From mboxrd@z Thu Jan  1 00:00:00 1970
From: Dan Magenheimer <dan.magenheimer@oracle.com>
Subject: Re: domain creation vs querying free memory (xend and
	xl)
Date: Thu, 4 Oct 2012 10:18:29 -0700 (PDT)
Message-ID: <16aa5326-5fd9-4f9c-b0fe-6196c6379991@default>
References: <53b8c758-2675-42a7-b63f-4f9ad0006d84@default>
	<20581.55931.246130.308384@mariner.uk.xensource.com>
	<8ba2021c-1095-4fd1-98a5-f6eec8a3498b@default>
	<20121002091017.GA95926@ocelot.phlegethon.org>
	<66cc0085-1216-40f7-8059-eaf615202c12@default>
	<20121002201624.GA98445@ocelot.phlegethon.org>
	<dad711f1-c63c-4958-888d-baba3f89a261@default>
	<20121004100645.GC38243@ocelot.phlegethon.org>
	<51CA094C-870A-4772-A22E-4CB151E854F2@gridcentric.ca>
	<48a08581-faa9-40a0-8afd-dc334ab82e43@default>
	<91C20B33-83CF-4B7A-A5AC-E61421B00536@gridcentric.ca>
Mime-Version: 1.0
Content-Type: text/plain; charset="us-ascii"
Content-Transfer-Encoding: 7bit
Return-path: <xen-devel-bounces@lists.xen.org>
In-Reply-To: <91C20B33-83CF-4B7A-A5AC-E61421B00536@gridcentric.ca>
List-Unsubscribe: <http://lists.xen.org/cgi-bin/mailman/options/xen-devel>,
	<mailto:xen-devel-request@lists.xen.org?subject=unsubscribe>
List-Post: <mailto:xen-devel@lists.xen.org>
List-Help: <mailto:xen-devel-request@lists.xen.org?subject=help>
List-Subscribe: <http://lists.xen.org/cgi-bin/mailman/listinfo/xen-devel>,
	<mailto:xen-devel-request@lists.xen.org?subject=subscribe>
Sender: xen-devel-bounces@lists.xen.org
Errors-To: xen-devel-bounces@lists.xen.org
To: Andres Lagar-Cavilla <andreslc@gridcentric.ca>
Cc: Olaf Hering <olaf@aepfle.de>, Keir Fraser <keir@xen.org>, Konrad Wilk <konrad.wilk@oracle.com>, George Dunlap <George.Dunlap@eu.citrix.com>, Kurt Hackel <kurt.hackel@oracle.com>, Tim Deegan <tim@xen.org>, xen-devel@lists.xen.org, George Shuklin <george.shuklin@gmail.com>, Dario Faggioli <raistlin@linux.it>, Ian Jackson <Ian.Jackson@eu.citrix.com>
List-Id: xen-devel@lists.xenproject.org

> From: Andres Lagar-Cavilla [mailto:andreslc@gridcentric.ca]
> Subject: Re: [Xen-devel] domain creation vs querying free memory (xend and xl)
> 
> 
> On Oct 4, 2012, at 12:59 PM, Dan Magenheimer wrote:
> 
> >> From: Andres Lagar-Cavilla [mailto:andreslc@gridcentric.ca]
> >> Subject: Re: [Xen-devel] domain creation vs querying free memory (xend and xl)
> >>
> >> On Oct 4, 2012, at 6:06 AM, Tim Deegan wrote:
> >>
> >>> At 14:56 -0700 on 02 Oct (1349189817), Dan Magenheimer wrote:
> >>>> Tmem argues that doing "memory capacity transfers" at a page granularity
> >>>> can only be done efficiently in the hypervisor.  This is true for
> >>>> page-sharing when it breaks a "share" also... it can't go ask the
> >>>> toolstack to approve allocation of a new page every time a write to a shared
> >>>> page occurs.
> >>>>
> >>>> Does that make sense?
> >>>
> >>> Yes.  The page-sharing version can be handled by having a pool of
> >>> dedicated memory for breaking shares, and the toolstack asynchronously
> >>> replenish that, rather than allowing CoW to use up all memory in the
> >>> system.
> >>
> >> That is doable.

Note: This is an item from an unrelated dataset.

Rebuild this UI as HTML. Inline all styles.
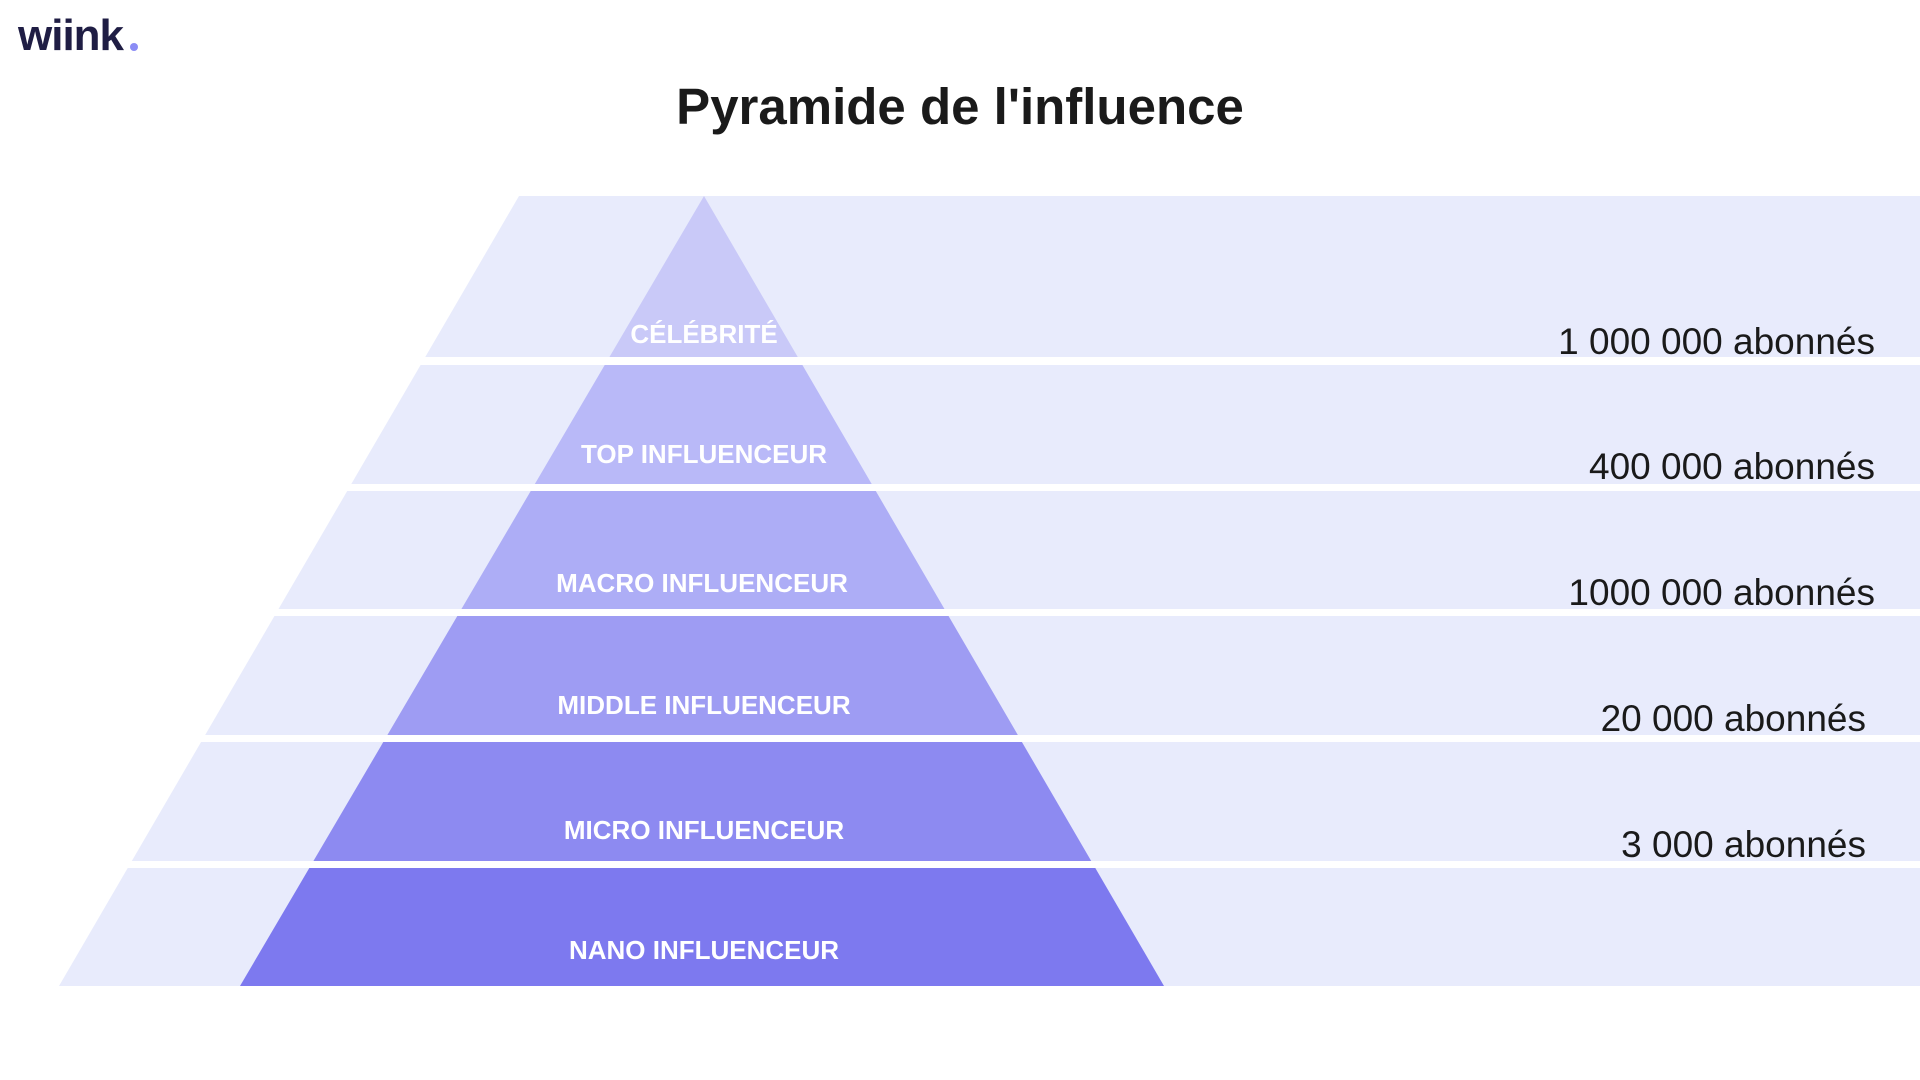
<!DOCTYPE html>
<html><head><meta charset="utf-8"><style>
html,body{margin:0;padding:0;background:#fff;}
body{width:1920px;height:1080px;position:relative;overflow:hidden;font-family:"Liberation Sans",sans-serif;}
svg{position:absolute;left:0;top:0;}
</style></head><body>
<svg width="1920" height="1080" viewBox="0 0 1920 1080">
  <text x="18" y="50" font-family="Liberation Sans, sans-serif" font-weight="bold" font-size="44" fill="#1f1d44" letter-spacing="-1">wiink</text>
  <circle cx="134" cy="47" r="4" fill="#8b8cf5"/>
  <text x="960" y="124" text-anchor="middle" font-family="Liberation Sans, sans-serif" font-weight="bold" font-size="51" fill="#1a1a1a">Pyramide de l'influence</text>

  <polygon points="519,196 1920,196 1920,986 59,986" fill="#e8ebfc"/>
  <defs><clipPath id="tri"><polygon points="704,196 1164,986 240,986"/></clipPath></defs>
  <g clip-path="url(#tri)">
    <rect x="0" y="196" width="1920" height="161" fill="#c9c9f8"/>
    <rect x="0" y="365" width="1920" height="119" fill="#b9b9f8"/>
    <rect x="0" y="491" width="1920" height="118" fill="#adadf6"/>
    <rect x="0" y="616" width="1920" height="119" fill="#9e9cf3"/>
    <rect x="0" y="742" width="1920" height="119" fill="#8d8af1"/>
    <rect x="0" y="868" width="1920" height="118" fill="#7d79ef"/>
  </g>
  <g fill="#fff">
    <rect x="0" y="357" width="1920" height="8"/>
    <rect x="0" y="484" width="1920" height="7"/>
    <rect x="0" y="609" width="1920" height="7"/>
    <rect x="0" y="735" width="1920" height="7"/>
    <rect x="0" y="861" width="1920" height="7"/>
  </g>
  <g fill="#fff" font-family="Liberation Sans, sans-serif" font-weight="bold" font-size="26" text-anchor="middle">
    <text x="704" y="343">CÉLÉBRITÉ</text>
    <text x="704" y="463">TOP INFLUENCEUR</text>
    <text x="702" y="592">MACRO INFLUENCEUR</text>
    <text x="704" y="714">MIDDLE INFLUENCEUR</text>
    <text x="704" y="839">MICRO INFLUENCEUR</text>
    <text x="704" y="959">NANO INFLUENCEUR</text>
  </g>
  <g fill="#1a1a1a" font-family="Liberation Sans, sans-serif" font-size="37" text-anchor="end">
    <text x="1875" y="354">1 000 000 abonnés</text>
    <text x="1875" y="479">400 000 abonnés</text>
    <text x="1875" y="605">1000 000 abonnés</text>
    <text x="1866" y="731">20 000 abonnés</text>
    <text x="1866" y="857">3 000 abonnés</text>
  </g>
</svg>
</body></html>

One benefit is that it would minimize the chance of a VM hitting a CoW ENOMEM. I
> don't
> >> see how it would altogether avoid it.
> >
> > Agreed, so it doesn't really solve the problem.  (See longer reply
> > to Tim.)
> >
> >> If the objective is trying to put a cap to the unpredictable growth of memory allocations via CoW
> >> unsharing, two observations: (1) will never grow past nominal VM footprint (2) One can put a cap
> today
> >> by tweaking d->max_pages -- CoW will fail, faulting vcpu will sleep, and things can be kicked back
> >> into action at a later point.
> >
> > But IIRC isn't it (2) that has given VMware memory overcommit a bad name?
> > Any significant memory pressure due to overcommit leads to double-swapping,
> > which leads to horrible performance?
> 
> The little that I've been able to read from their published results is that a "lot" of CPU is consumed
> scanning memory and fingerprinting, which leads to a massive assault on micro-architectural caches.
> 
> I don't know if that equates to a "bad name", but I don't think that is a productive discussion
> either.

Sorry, I wasn't intending that to be snarky, but on re-read I guess it
did sound snarky.  What I meant is: Is this just a manual version of what
VMware does automatically? Or is there something I am misunderstanding?
(I think you answered that below.)

> (2) doesn't mean swapping. Note that d->max_pages can be set artificially low by an admin, raised
> again. etc. It's just a mechanism to keep a VM at bay while corrective measures of any kind are taken.
> It's really up to a higher level controller whether you accept allocations and later reach a point of
> thrashing.
> 
> I understand this is partly where your discussion is headed, but certainly fixing the primary issue of
> nominal vanilla allocations preempting each other looks fairly critical to begin with.

OK.  I _think_ the design I proposed helps in systems that are using
page-sharing/host-swapping as well... I assume share-breaking just
calls the normal hypervisor allocator interface to allocate a
new page (if available)?  If you could review and comment on
the design from a page-sharing/host-swapping perspective, I would
appreciate it.

Thanks,
Dan